After giving up on academia and taking my first job, I pursued answers to the Big Questions that I had not found in psychology and the other social sciences.  Despite having been raised by atheists who disdained religion—or maybe because of it—I was drawn to the pragmatic mysticism of the East, through Alan Watts and Aldous Huxley and the classic texts of Taoism, Buddhism and Vedanta.  This led inexorably to Maharishi Mahesh Yogi’s Transcendental Meditation, both because of its Beatles-led fame and in spite of it. That was my spiritual home for a number of years; I spent a good portion of the 1970s teaching meditation and otherwise working for the TM organization.

That affiliation not only got me started on what would become an eclectic and independent spiritual path, but it also triggered my career as a professional writer.  Throughout my academic life, the one consistent element was my writing skill.  Sometimes, I would fantasize to friends about living the writer’s life.  But I never took it seriously as a career plan.  Then, while lecturing on meditation, I was asked to write an article on the subject for Seventeen Magazine.  It was my first paid gig as a writer.  Two years later, through a series of fortuitous events, I was offered a contract to write a book on TM.
My spiritual pursuits and my writing career proceeded on separate tracks, coming together only on occasion.  In my books I was able to indulge my interests in psychology, human potential and holistic health.  Early on, to pay the bills, I accepted offers to collaborate with experts who had book ideas but neither the capacity nor inclination to write.  I acquired a reputation as a good collaborator, which led to other offers.  These projects became a kind of day job while I worked on my own material.  It was an excellent education, and it paid the bills.  Meanwhile, I published a novel (This is Next Year)and some nonfiction of my own, and got my foot far enough into the door of Hollywood to get a good case of show biz frustration.

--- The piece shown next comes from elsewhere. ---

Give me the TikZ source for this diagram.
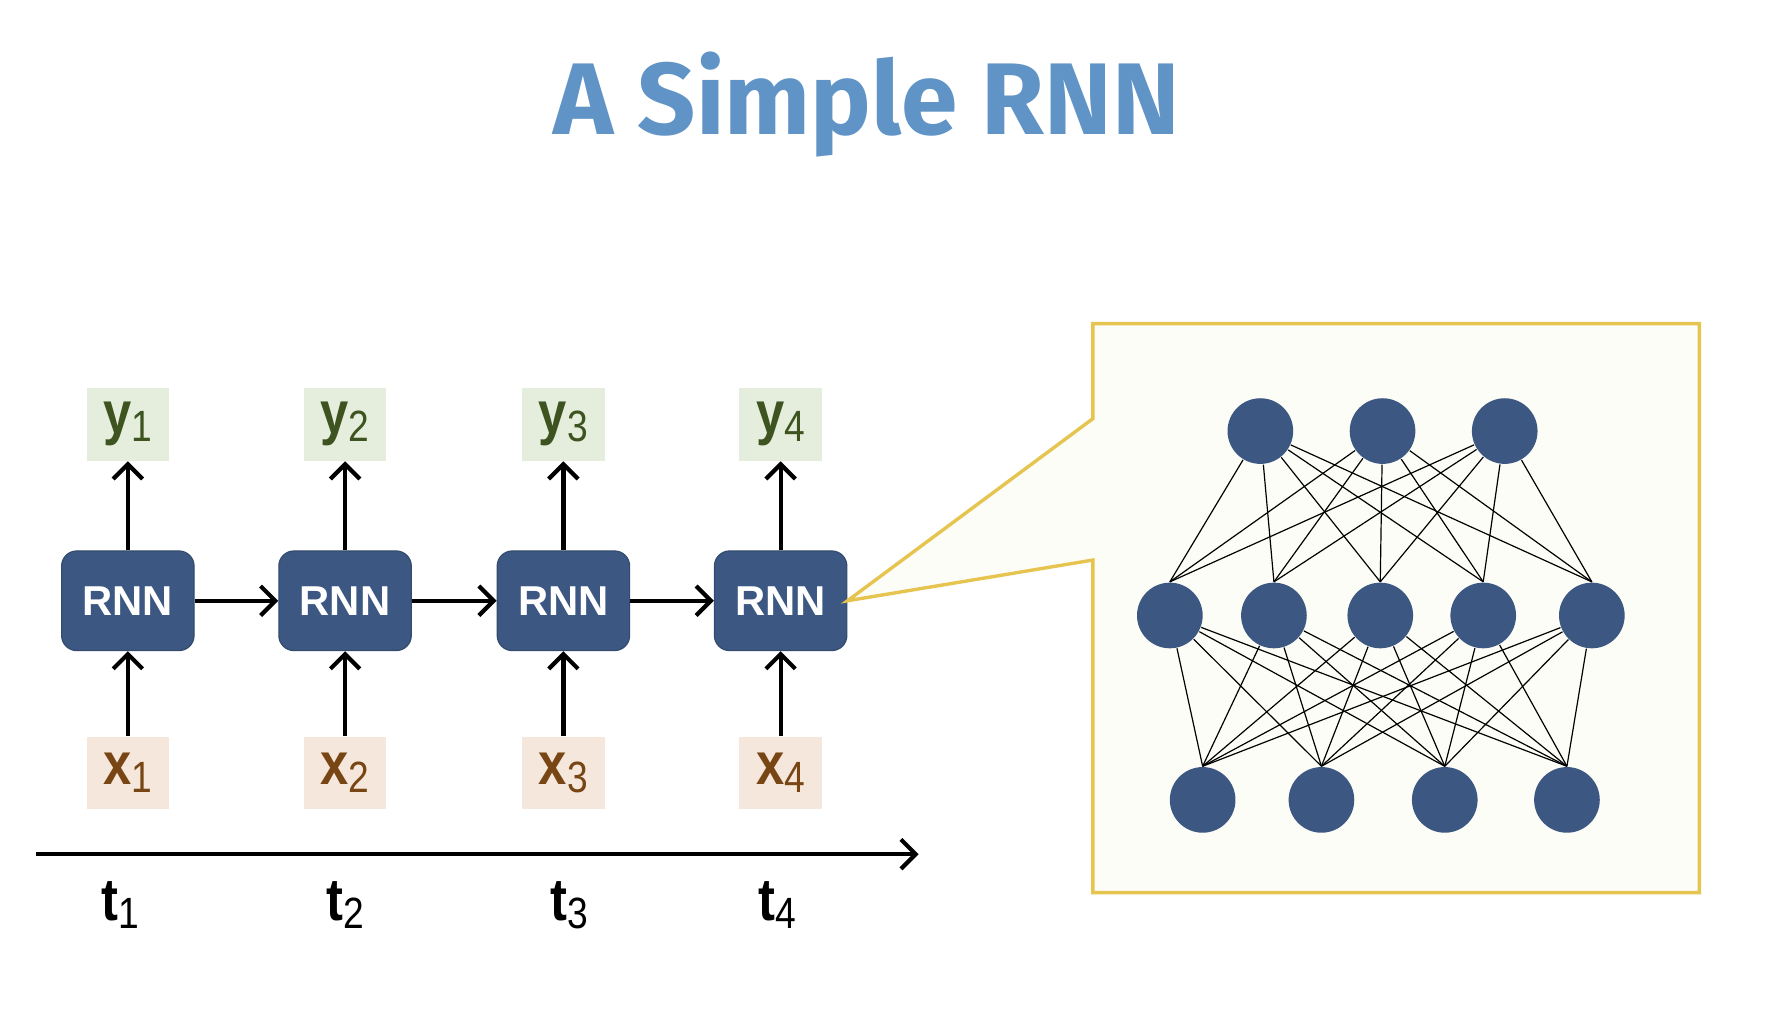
\documentclass[tikz,border=0pt]{standalone}
\usepackage{fontspec}
\setmainfont{Liberation Sans}
\newfontfamily\titlefont{Fira Sans}
\usepackage{tikz}
\usetikzlibrary{arrows.meta}

\definecolor{rnnblue}{RGB}{60,88,130}
\definecolor{titleblue}{RGB}{96,148,198}
\definecolor{yfill}{RGB}{229,238,221}
\definecolor{ytext}{RGB}{62,84,32}
\definecolor{xfill}{RGB}{246,231,220}
\definecolor{xtext}{RGB}{120,70,20}
\definecolor{callout}{RGB}{230,196,80}
\definecolor{cream}{RGB}{253,253,247}

\newcommand\sublabel[2]{\scalebox{0.85}[1]{\textbf{#1}\raisebox{-0.25ex}{\fontsize{11}{11}\selectfont\mdseries #2}}}

\begin{document}
\begin{tikzpicture}[x=0.01cm, y=-0.01cm,
        every node/.style = {font=\fontsize{15}{15}\selectfont},
        rnn/.style = {shape=rectangle, rounded corners=3.8pt, fill=rnnblue,
          draw=rnnblue!85!black, line width=0.3pt, text=white,
          minimum width=1.17cm, minimum height=0.88cm,
          font=\fontsize{10.5}{10.5}\selectfont\bfseries},
        ybox/.style = {shape=rectangle, fill=yfill, text=ytext,
          minimum width=0.73cm, minimum height=0.64cm},
        xbox/.style = {shape=rectangle, fill=xfill, text=xtext,
          minimum width=0.73cm, minimum height=0.64cm},
        neuron/.style = {shape=circle, fill=rnnblue, minimum size=0.58cm, inner sep=0pt},
        flow/.style = {line width=1.05pt, -{Straight Barb[length=1.3mm, width=2.6mm, line width=1.05pt]}},
        edge/.style = {line width=0.3pt, black}]
  \useasboundingbox[fill=white] (0,0) rectangle (1568,908);

  % title
  \node[text=titleblue, font=\titlefont\fontsize{25.6}{25.6}\selectfont\bfseries] (title) at (766,92) {A Simple RNN};

  % unrolled network
  \foreach \x [count=\i] in {113,305,498,690} {
    \node[rnn] (r\i) at (\x,531) {RNN};
    \node[ybox] (y\i) at (\x,375) {\sublabel{y}{\i}};
    \node[xbox] (x\i) at (\x,683) {\sublabel{x}{\i}};
    \draw[flow] (r\i) -- (y\i);
    \draw[flow] (x\i) -- (r\i);
  }
  \foreach \i/\j in {1/2,2/3,3/4}
    \draw[flow] (r\i) -- (r\j);

  % time axis
  \coordinate (tstart) at (32,755);
  \coordinate (tend) at (812,755);
  \draw[flow] (tstart) -- (tend);
  \foreach \x [count=\i] in {106,305,503,687}
    \node (t\i) at (\x,800) {\sublabel{t}{\i}};

  % zoomed cell
  \draw[callout, line width=0.85pt, fill=cream] (966,286) -- (1502,286) -- (1502,789)
    -- (966,789) -- (966,495) -- (r4.east) -- (966,370) -- cycle;

  \foreach \x [count=\i] in {1114,1222,1330}
    \node[neuron] (n1\i) at (\x,381) {};
  \foreach \x [count=\i] in {1034,1126,1220,1311,1407}
    \node[neuron] (n2\i) at (\x,544) {};
  \foreach \x [count=\i] in {1063,1168,1277,1385}
    \node[neuron] (n3\i) at (\x,707) {};

  \foreach \i in {1,...,3}
    \foreach \j in {1,...,5}
      \draw[edge] (n1\i) -- (n2\j.north);
  \foreach \i in {1,...,5}
    \foreach \j in {1,...,4}
      \draw[edge] (n2\i) -- (n3\j.north);
\end{tikzpicture}
\end{document}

In the meantime, I continued earnestly pursuing spiritual development.  This lifelong quest for higher awareness and intimacy with the Divine took on many forms, but always remained my highest priority.  I would also teach meditation, run spiritual support groups, and counsel people on spiritual matters—all of which, in addition to my books, earned me a Ph.D. in psychology.  Along the way, I helped to create the Forge Guild of Spiritual Leaders and Teachers, on whose board I now sit.  I became an ordained Interfaith Minister.  I began to offer spiritual counseling professionally.  And, to my great satisfaction, spirit and writing came together in the past two years, culminating with the release of my most recent books, Making Peace with God and Roadsigns: Navigating Your Path to Spiritual Happiness.

Last March, in between publications, I married my beloved, Lori Deutsch.

Now, I am counseling individuals and couples, leading workshops, lecturing, and working on new books that shall, for the moment, remain nameless.  I am also in the process of creating a new organization, Spiritual Wellness Associates Network (SWAN), which is dedicated to helping people live healthy spiritual lives.